Who holds the experts accountable?

So, when companies form teams, they also have to consider the cost of protecting against information manipulation. Simply put, having more experts on the same team may be a more cost-effective way to protect against such cheating.

Getting back to the example of Apple’s star teams, it would be very difficult for one of the experts on the team to significantly mislead their fellow experts as to the efficacy of iOS10. On the other hand, if the team consisted of just one expert and the rest workers, then that would be much easier. The risk is even higher because the expert could mislead the group even further, making them even more off track.

At the same time, experts themselves come at a higher cost, so it’s a tradeoff, according to Vereshchagina. “If the jeopardy is higher, then you can justify the need to pay more to avoid information manipulation.”

Isn’t this a very Machiavellian perspective for what could be a much more benign explanation?

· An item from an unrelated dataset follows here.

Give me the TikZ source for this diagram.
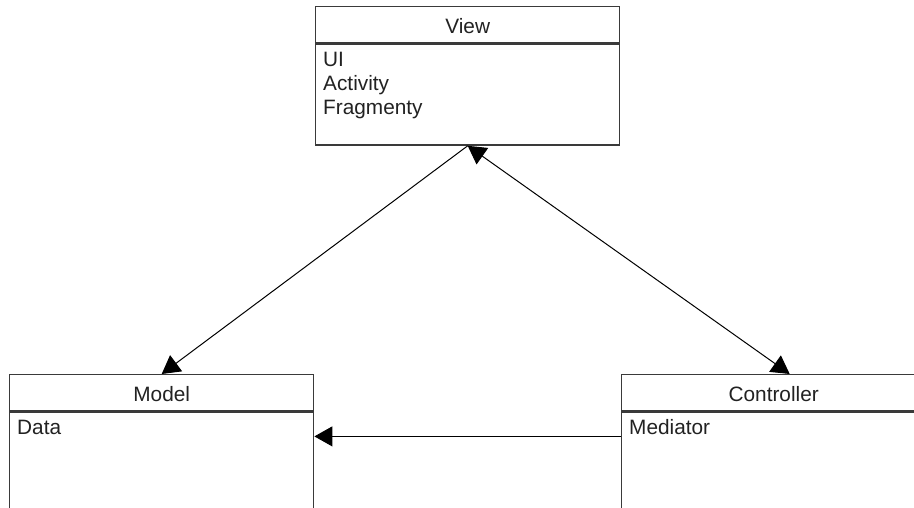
\documentclass[tikz,border=0pt]{standalone}
\usepackage{fontspec}
\setmainfont{Liberation Sans}
\usetikzlibrary{positioning,arrows.meta}

\definecolor{boxgray}{HTML}{3A3A3A}
\definecolor{textgray}{HTML}{222222}

\tikzset{
    classhead/.style={draw=boxgray, line width=1.4pt, rectangle, anchor=north west,
        minimum width=304pt, minimum height=36pt, inner sep=0pt,
        text height=18pt, text depth=0pt, text=textgray},
    classbody/.style={draw=boxgray, line width=1.4pt, rectangle, anchor=north west,
        minimum width=304pt, inner sep=0pt},
    classtext/.style={anchor=north west, align=left, inner sep=0pt, text=textgray},
    link/.style={draw=black, line width=1pt},
    headtip/.tip={Triangle[length=18pt, width=20pt]}
}

\begin{document}
\begin{tikzpicture}[x=1pt, y=-1pt, font=\fontsize{20.8}{24}\selectfont]
\clip (0,0) rectangle (914,508);
\fill[white] (0,0) rectangle (914,508);

\foreach \cname/\cx/\cy/\ctitle/\citems/\cheight in {view/315/6/View/{UI\\Activity\\Fragmenty}/101, model/9/374/Model/{Data}/200, ctrl/621/374/Controller/{Mediator}/200} {
    \node[classhead] (\cname-head) at (\cx,\cy) {\ctitle};
    \node[classbody, minimum height=\cheight pt] (\cname-body) at (\cname-head.south west) {};
    \node[classtext] (\cname-text) at ([shift={(8,8.3)}]\cname-body.north west) {\citems};
}

\coordinate (ctrl-top) at ([xshift=16pt]ctrl-head.north);
\coordinate (mid-link) at ([yshift=-25pt]ctrl-body.north west);

\draw[link, -headtip] (view-body.south) -- (model-head.north);
\draw[link, headtip-headtip] (ctrl-top) -- (view-body.south);
\draw[link, -headtip] (mid-link) -- (mid-link -| model-body.east);
\end{tikzpicture}
\end{document}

Couldn’t there just be benefits for putting experts together, like more expertise, which would result in a better outcome for the team?

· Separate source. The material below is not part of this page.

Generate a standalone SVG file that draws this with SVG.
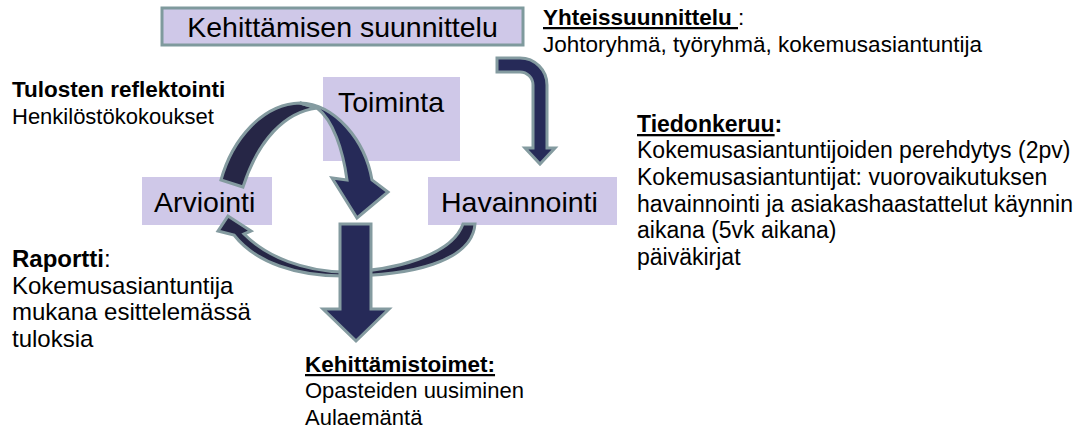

“Of course, there can be a complementary reason for star teams,” says Vereshchagina. “This isn’t the only explanation, but it’s a contributing force.”

Is it possible that some expert or experts on the Vista team, for example, suspected they were following a flawed strategy for the software but didn’t speak up for some reason or another? Could that have been prevented by having more experts working more closely together to test one another’s hypotheses more rigorously and create greater accountability?

We will likely never know the answers to these questions. What we do know is that there is now a reasonable economic model for why it might pay for companies to group more experts together and not spread them so thin, based on the high risk of information manipulation and the high cost of preventing it.